* Recorded data *
•••

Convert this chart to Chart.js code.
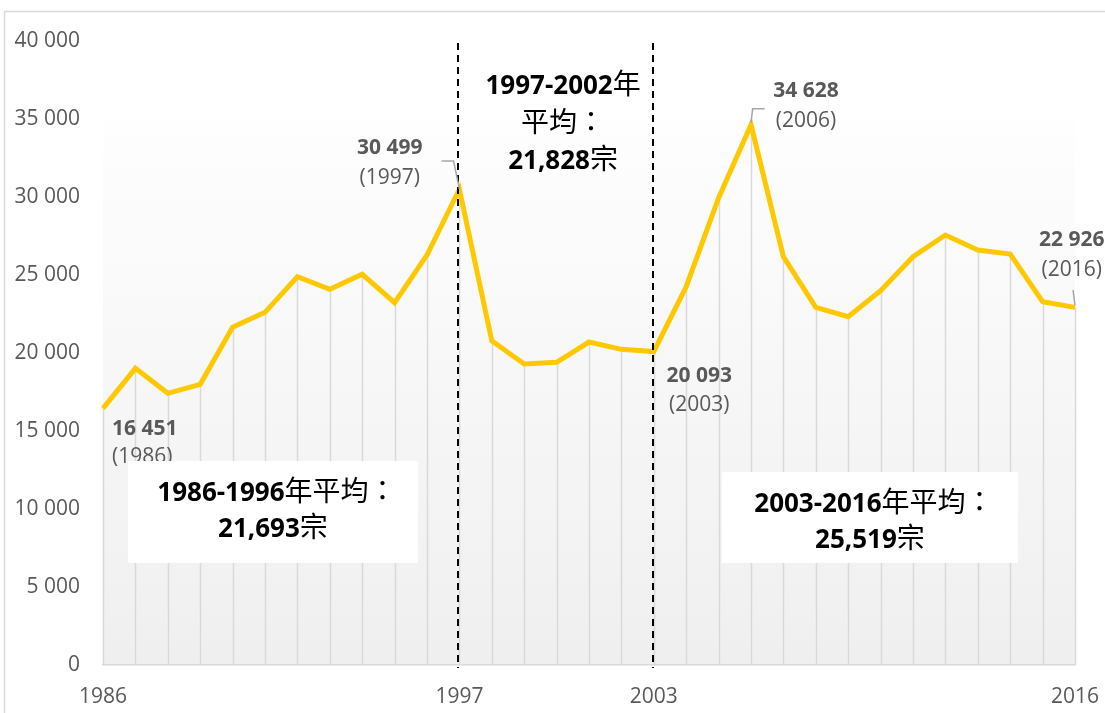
<!DOCTYPE html>
<html>
<head>
<meta charset="utf-8">
<script src="https://cdn.jsdelivr.net/npm/chart.js@4.4.1/dist/chart.umd.min.js"></script>
<style>
  html, body { margin: 0; padding: 0; background: #ffffff; }
  #wrap { width: 1105px; height: 713px; position: relative; }
</style>
</head>
<body>
<div id="wrap"><canvas id="c" width="1105" height="713"></canvas></div>
<script>
// ---- data ----
const years = ['1986','1987','1988','1989','1990','1991','1992','1993','1994','1995','1996',
               '1997','1998','1999','2000','2001','2002','2003','2004','2005','2006','2007',
               '2008','2009','2010','2011','2012','2013','2014','2015','2016'];
const cases = [16451, 19018, 17415, 17993, 21647, 22608, 24891, 24082, 25044, 23224, 26281,
               30499, 20788, 19294, 19403, 20704, 20236, 20093, 24250, 29935, 34628, 26172,
               22929, 22327, 23992, 26172, 27563, 26602, 26345, 23288, 22926];
const yTicks = [0, 5000, 10000, 15000, 20000, 25000, 30000, 35000, 40000];
const xTickLabels = ['1986', '1997', '2003', '2016'];
const dividerYears = ['1997', '2003'];
const periodTexts = [
  ['1986-1996年平均：', '21,693宗'],
  ['1997-2002年', '平均：', '21,828宗'],
  ['2003-2016年平均：', '25,519宗']
];

// ---- helpers ----
const fmt = v => String(v).replace(/\B(?=(\d{3})+(?!\d))/g, ' ');
const GRAY = '#595959';

function segments(str) {
  const out = [];
  const re = /[\u3000-\u9fff\uff00-\uffef]+|[^\u3000-\u9fff\uff00-\uffef]+/g;
  let m;
  while ((m = re.exec(str)) !== null) {
    out.push({ t: m[0], cjk: /[\u3000-\u9fff\uff00-\uffef]/.test(m[0]) });
  }
  return out;
}
function drawMixed(ctx, str, cx, cy, latinFont, cjkFont, color) {
  const segs = segments(str);
  let total = 0;
  segs.forEach(s => { ctx.font = s.cjk ? cjkFont : latinFont; s.w = ctx.measureText(s.t).width; total += s.w; });
  let x = cx - total / 2;
  ctx.fillStyle = color;
  ctx.textAlign = 'left';
  ctx.textBaseline = 'alphabetic';
  segs.forEach(s => { ctx.font = s.cjk ? cjkFont : latinFont; ctx.fillText(s.t, x, cy + 9); x += s.w; });
}

const deco = {
  id: 'deco',
  beforeDraw(chart) {
    const { ctx, chartArea: a, scales: { y } } = chart;
    ctx.save();
    ctx.fillStyle = '#ffffff';
    ctx.fillRect(0, 0, chart.width, chart.height);
    const top = y.getPixelForValue(34800);
    const g = ctx.createLinearGradient(0, top, 0, a.bottom);
    g.addColorStop(0, '#fefefe');
    g.addColorStop(1, '#efefef');
    ctx.fillStyle = g;
    ctx.fillRect(a.left, top, a.right - a.left, a.bottom - top);
    ctx.strokeStyle = '#d9d9d9';
    ctx.lineWidth = 1.5;
    ctx.strokeRect(4.5, 11.5, 1300, 900);
    ctx.restore();
  },
  beforeDatasetsDraw(chart) {
    const { ctx, chartArea: a } = chart;
    const pts = chart.getDatasetMeta(0).data;
    ctx.save();
    ctx.strokeStyle = '#d9d9d9';
    ctx.lineWidth = 1.5;
    pts.forEach(p => {
      ctx.beginPath();
      ctx.moveTo(Math.round(p.x) + 0.5, p.y);
      ctx.lineTo(Math.round(p.x) + 0.5, a.bottom);
      ctx.stroke();
    });
    ctx.restore();
  },
  afterDatasetsDraw(chart) {
    const { ctx, chartArea: a, scales: { x, y } } = chart;
    const pts = chart.getDatasetMeta(0).data;
    const xp = i => x.getPixelForValue(i);
    const yp = v => y.getPixelForValue(v);
    ctx.save();

    ctx.strokeStyle = '#000000';
    ctx.lineWidth = 2;
    ctx.setLineDash([7, 5]);
    dividerYears.forEach(yr => {
      const px = Math.round(xp(years.indexOf(yr)));
      ctx.beginPath();
      ctx.moveTo(px - 1, a.top + 2);
      ctx.lineTo(px - 1, a.bottom + 3);
      ctx.stroke();
    });
    ctx.setLineDash([]);

    ctx.strokeStyle = '#a6a6a6';
    ctx.lineWidth = 1.5;
    const p97 = pts[years.indexOf('1997')], p06 = pts[years.indexOf('2006')], p16 = pts[years.indexOf('2016')];
    ctx.beginPath();
    ctx.moveTo(xp(10.45), yp(32300)); ctx.lineTo(xp(10.82), yp(32300)); ctx.lineTo(p97.x, p97.y);
    ctx.moveTo(xp(20.42), yp(35650)); ctx.lineTo(xp(20.05), yp(35650)); ctx.lineTo(p06.x, p06.y - 2);
    ctx.moveTo(xp(29.94), yp(24050)); ctx.lineTo(p16.x, p16.y - 2);
    ctx.stroke();

    const valueFont = 'bold 21px "Open Sans", sans-serif';
    const yearFont = '21px "Open Sans", sans-serif';
    const lbl = [
      { yr: '1986', cx: 0.28, align: 'left', v1: 15128, v2: 13333 },
      { yr: '1997', cx: 8.85, align: 'center', v1: 33140, v2: 31217 },
      { yr: '2003', cx: 18.4, align: 'center', v1: 18525, v2: 16667 },
      { yr: '2006', cx: 21.7, align: 'center', v1: 36793, v2: 34870 },
      { yr: '2016', cx: 29.9, align: 'center', v1: 27243, v2: 25320 }
    ];
    ctx.fillStyle = GRAY;
    ctx.textBaseline = 'middle';
    lbl.forEach(l => {
      const i = years.indexOf(l.yr);
      ctx.textAlign = l.align;
      ctx.font = valueFont;
      ctx.fillText(fmt(cases[i]), xp(l.cx), yp(l.v1));
      ctx.font = yearFont;
      ctx.fillText('(' + years[i] + ')', xp(l.cx), yp(l.v2));
    });

    const latin = 'bold 26px "Open Sans", sans-serif';
    const cjk = '28px "Noto Sans CJK TC", "Noto Sans CJK SC", sans-serif';
    ctx.fillStyle = '#ffffff';
    ctx.fillRect(xp(0.77), yp(13077), xp(9.72) - xp(0.77), yp(6538) - yp(13077));
    ctx.fillRect(xp(19.1), yp(12372), xp(28.24) - xp(19.1), yp(6538) - yp(12372));
    const c1 = (xp(0.77) + xp(9.72)) / 2, c3 = (xp(19.1) + xp(28.24)) / 2;
    drawMixed(ctx, periodTexts[0][0], c1 + 4, yp(11090), latin, cjk, '#000');
    drawMixed(ctx, periodTexts[0][1], c1, yp(8782), latin, cjk, '#000');
    const c2 = xp(14.2);
    drawMixed(ctx, periodTexts[1][0], c2, yp(37180), latin, cjk, '#000');
    drawMixed(ctx, periodTexts[1][1], c2, yp(34744), latin, cjk, '#000');
    drawMixed(ctx, periodTexts[1][2], c2, yp(32372), latin, cjk, '#000');
    drawMixed(ctx, periodTexts[2][0], c3 + 4, yp(10385), latin, cjk, '#000');
    drawMixed(ctx, periodTexts[2][1], c3, yp(8077), latin, cjk, '#000');
    ctx.restore();
  }
};

new Chart(document.getElementById('c'), {
  type: 'line',
  data: {
    labels: years,
    datasets: [{
      data: cases,
      borderColor: '#FFC800',
      borderWidth: 5,
      pointRadius: 0,
      tension: 0,
      fill: false,
      borderJoinStyle: 'miter',
      borderCapStyle: 'butt'
    }]
  },
  options: {
    responsive: false,
    animation: false,
    devicePixelRatio: 1,
    layout: { padding: { top: 41, right: 30, left: 0, bottom: 0 } },
    plugins: { legend: { display: false }, tooltip: { enabled: false }, title: { display: false } },
    scales: {
      x: {
        offset: false,
        grid: { display: false, drawTicks: false },
        border: { display: true, color: '#d9d9d9', width: 1.5 },
        ticks: {
          autoSkip: false, maxRotation: 0, minRotation: 0, padding: 19,
          color: GRAY, font: { family: '"Open Sans", sans-serif', size: 21 },
          callback: function (v, i) { const l = years[i]; return xTickLabels.includes(l) ? l : ''; }
        },
        afterFit: s => { s.height = 48; s.paddingLeft = 0; s.paddingRight = 0; }
      },
      y: {
        min: yTicks[0], max: yTicks[yTicks.length - 1],
        afterBuildTicks: s => { s.ticks = yTicks.map(v => ({ value: v })); },
        grid: { display: false, drawTicks: false },
        border: { display: false },
        ticks: {
          padding: 23, color: GRAY, font: { family: '"Open Sans", sans-serif', size: 21 },
          callback: v => fmt(v)
        },
        afterFit: s => { s.width = 103; s.paddingTop = 0; s.paddingBottom = 0; }
      }
    }
  },
  plugins: [deco]
});
</script>
</body>
</html>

•••

Reproduce the data above word for word from its first line through the line that holds "const GRAY = '#595959';", both ends included; skip pictures.

Convert this chart to Chart.js code.
<!DOCTYPE html>
<html>
<head>
<meta charset="utf-8">
<script src="https://cdn.jsdelivr.net/npm/chart.js@4.4.1/dist/chart.umd.min.js"></script>
<style>
  html, body { margin: 0; padding: 0; background: #ffffff; }
  #wrap { width: 1105px; height: 713px; position: relative; }
</style>
</head>
<body>
<div id="wrap"><canvas id="c" width="1105" height="713"></canvas></div>
<script>
// ---- data ----
const years = ['1986','1987','1988','1989','1990','1991','1992','1993','1994','1995','1996',
               '1997','1998','1999','2000','2001','2002','2003','2004','2005','2006','2007',
               '2008','2009','2010','2011','2012','2013','2014','2015','2016'];
const cases = [16451, 19018, 17415, 17993, 21647, 22608, 24891, 24082, 25044, 23224, 26281,
               30499, 20788, 19294, 19403, 20704, 20236, 20093, 24250, 29935, 34628, 26172,
               22929, 22327, 23992, 26172, 27563, 26602, 26345, 23288, 22926];
const yTicks = [0, 5000, 10000, 15000, 20000, 25000, 30000, 35000, 40000];
const xTickLabels = ['1986', '1997', '2003', '2016'];
const dividerYears = ['1997', '2003'];
const periodTexts = [
  ['1986-1996年平均：', '21,693宗'],
  ['1997-2002年', '平均：', '21,828宗'],
  ['2003-2016年平均：', '25,519宗']
];

// ---- helpers ----
const fmt = v => String(v).replace(/\B(?=(\d{3})+(?!\d))/g, ' ');
const GRAY = '#595959';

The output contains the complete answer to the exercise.